News Update

 
Central Excise - Valuation - Depot as place of removal prior to 1996 - Matter remanded: Supreme Court

By TIOL News Service

NEW DELHI, MAY 12, 2014 : THIS appeal is directed against the judgment and order dated 13th September, 2002 passed by the High Court of Judicature at Bombay in Writ Petition No. 2986 of 1986. By the impugned judgment the Division Bench of the High Court set aside two show-cause notices dated 12th August, 1985 and 4th February, 1986 issued by Superintendent of Central Excise for short payment of excise duty under Section 11A of the Central Excise and Salt Act, 1944

The Show Cause Notice alleged:

(i) that the assessee sold the duty paid stocks from their sales depots at the higher price;

(ii) that the sales depots were related persons and that therefore the price at which the goods were sold from the depots should be considered as the assessable value;

(iii) that though the retail price included excise duty, freight and dealer's margin, excise duty had been paid at the factory gate without including the aforesaid amounts and that this was incorrect in view of Rule 6(a) of Central Excise (Valuation) Rules, 1975;

(iv) that the assessee had not included in the assessable value (1) after sales services charges (2) dealer's margin (3) marketing and selling expenses and (4) excess freight;

(v) that the assessee had concealed the invoice value.

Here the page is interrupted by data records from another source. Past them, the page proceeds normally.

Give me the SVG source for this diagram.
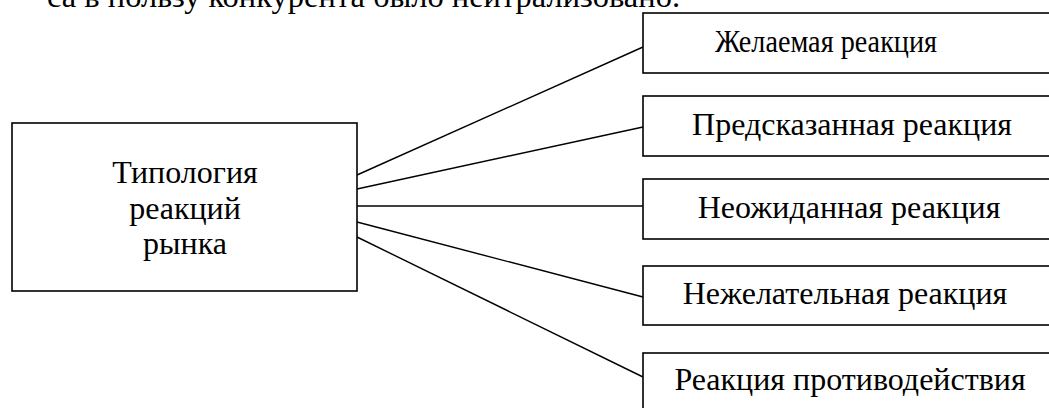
<svg xmlns="http://www.w3.org/2000/svg" width="1049" height="408" viewBox="0 0 1049 408">
<style>
.box{fill:#fff;stroke:#000;stroke-width:1.6}
.t{font-family:"Liberation Serif","Times New Roman",serif;font-size:32px;fill:#000}
.c{stroke:#000;stroke-width:1.4;fill:none}
</style>
<rect width="1049" height="408" fill="#fff"/>
<text class="t" x="47" y="7" textLength="633" lengthAdjust="spacingAndGlyphs">са в пользу конкурента было нейтрализовано.</text>
<g id="connectors">
<line class="c" x1="357" y1="175" x2="643" y2="47"/>
<line class="c" x1="357" y1="189" x2="643" y2="127"/>
<line class="c" x1="357" y1="206" x2="643" y2="206"/>
<line class="c" x1="357" y1="222" x2="643" y2="297"/>
<line class="c" x1="357" y1="237" x2="643" y2="377"/>
</g>
<g id="main">
<rect class="box" x="12" y="123" width="345" height="168"/>
<text class="t" text-anchor="middle" x="185" y="183">Типология</text>
<text class="t" text-anchor="middle" x="185" y="219">реакций</text>
<text class="t" text-anchor="middle" x="185" y="254">рынка</text>
</g>
<g id="n1">
<rect class="box" x="643" y="13" width="412" height="60"/>
<text class="t" text-anchor="middle" x="826" y="52" textLength="222" lengthAdjust="spacingAndGlyphs">Желаемая реакция</text>
</g>
<g id="n2">
<rect class="box" x="643" y="96" width="412" height="60"/>
<text class="t" text-anchor="middle" x="852" y="135">Предсказанная реакция</text>
</g>
<g id="n3">
<rect class="box" x="643" y="179" width="412" height="60"/>
<text class="t" text-anchor="middle" x="849" y="218">Неожиданная реакция</text>
</g>
<g id="n4">
<rect class="box" x="643" y="266" width="412" height="59"/>
<text class="t" text-anchor="middle" x="845" y="304">Нежелательная реакция</text>
</g>
<g id="n5">
<rect class="box" x="643" y="353" width="412" height="60"/>
<text class="t" text-anchor="middle" x="850" y="390">Реакция противодействия</text>
</g>
</svg>
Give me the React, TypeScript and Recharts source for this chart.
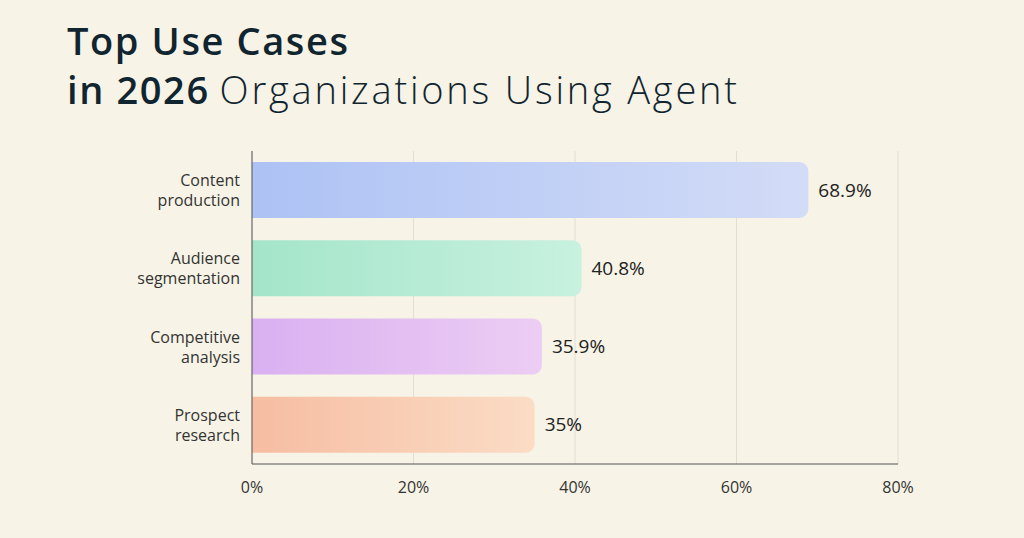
import { BarChart, Bar, XAxis, YAxis, CartesianGrid, Cell, LabelList } from 'recharts'

const categories = ['Content production', 'Audience segmentation', 'Competitive analysis', 'Prospect research']
const shares = [68.9, 40.8, 35.9, 35]
const xTicks = [0, 20, 40, 60, 80]

const gradients = [
  ['#adc2f4', '#d3dcf7'],
  ['#a4e5c9', '#c8f1e0'],
  ['#d9b0f1', '#eccdf3'],
  ['#f6bda2', '#fbdcc5'],
]

const chartData = categories.map((name, i) => ({ name, value: shares[i] }))

const CategoryTick = ({ x, y, payload }: any) => {
  const words = String(payload.value).split(' ')
  return (
    <text x={x} y={y} textAnchor="end" fill="#333" fontSize={16}>
      {words.map((w: string, i: number) => (
        <tspan key={i} x={x} dy={i === 0 ? -4 : 20}>{w}</tspan>
      ))}
    </text>
  )
}

export default function App() {
  return (
    <div style={{ position: 'absolute', left: 0, top: 0, width: 1024, height: 538, background: '#f7f3e6', fontFamily: 'Open Sans, sans-serif', overflow: 'hidden' }}>
      <div style={{ position: 'absolute', left: 67, top: 16, color: '#10252f', fontSize: 38, lineHeight: '49px', whiteSpace: 'nowrap' }}>
        <div style={{ fontWeight: 600, letterSpacing: 1.6 }}>Top Use Cases</div>
        <div>
          <span style={{ fontWeight: 600, letterSpacing: 1.6 }}>in 2026</span>{' '}
          <span style={{ fontWeight: 300, letterSpacing: 2.8 }}>Organizations Using Agent</span>
        </div>
      </div>
      <div style={{ position: 'absolute', left: 0, top: 0 }}>
        <BarChart
          width={1024}
          height={538}
          layout="vertical"
          data={chartData}
          margin={{ top: 151, right: 126, bottom: 44, left: 0 }}
          barSize={56}
        >
          <defs>
            {gradients.map((g, i) => (
              <linearGradient key={i} id={`g${i}`} x1="0" y1="0" x2="1" y2="0">
                <stop offset="0%" stopColor={g[0]} />
                <stop offset="100%" stopColor={g[1]} />
              </linearGradient>
            ))}
          </defs>
          <CartesianGrid horizontal={false} stroke="#e3ded1" />
          <XAxis
            type="number"
            domain={[0, 80]}
            ticks={xTicks}
            tickFormatter={(v) => `${v}%`}
            axisLine={{ stroke: '#555' }}
            tickLine={false}
            tick={{ fill: '#333', fontSize: 16 }}
            tickMargin={12}
            height={30}
          />
          <YAxis
            type="category"
            dataKey="name"
            width={252}
            axisLine={{ stroke: '#555' }}
            tickLine={false}
            tickMargin={6}
            tick={<CategoryTick />}
          />
          <Bar dataKey="value" radius={[0, 9, 9, 0]} isAnimationActive={false}>
            {chartData.map((_, i) => (
              <Cell key={i} fill={`url(#g${i})`} />
            ))}
            <LabelList
              dataKey="value"
              position="right"
              offset={10}
              formatter={(v: any) => `${v}%`}
              style={{ fill: '#222', fontSize: 19 }}
            />
          </Bar>
        </BarChart>
      </div>
    </div>
  )
}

The assessee challenged the Show Cause Notices in the High Court. The High Court referring to the old and amended Section 4 of the Act held that the department was not justified in demanding the excise duty on the basis of higher price, at which the tractors were sold by the assessee from their Depots whether on wholesale price or retail price under the law in force at that point of time.

Aggrieved Revenue is before the Supreme Court.

The Supreme Court observed,

The High Court mainly proceeded on the question whether the Revenue was justified in demanding excise duty on the basis of the higher price, at which the tractors were sold by the assessee from their depots whether on wholesale basis or retail under the law as it stood at that point of time. The said question was answered in negative in favour of the assessee and the High Court set aside the show-cause notices.

In the present case as the matter relates to the years 1982 to 1985 Section 4, as it then stood and quoted above shall apply.

In the present case the assessee failed to bring the ascertainable price of the tractor, cost of transportation to depot, etc. to the notice of the High Court. The assessee simply challenged the show-cause notices on the ground that the amended Section 4 is not applicable. The High Court without looking into the relevant fact, only on the ground that sub-clause (iii) to Section 4(b) was subsequently added by amendment including `depot', `premises of consignment agent' or 'any other place' or `premises' from where the excisable goods were to be sold after their clearance from the factory, declared the notices illegal and set aside the same. Even the matter was not remanded back to competent authority allowing the assessee to bring to its notice "normal price", in course of wholesale trade, place of removal of tractors, transportation charges, etc.

The Supreme Court felt it had no option but to set aside the HC order and so the matter is remanded to the Original Authority.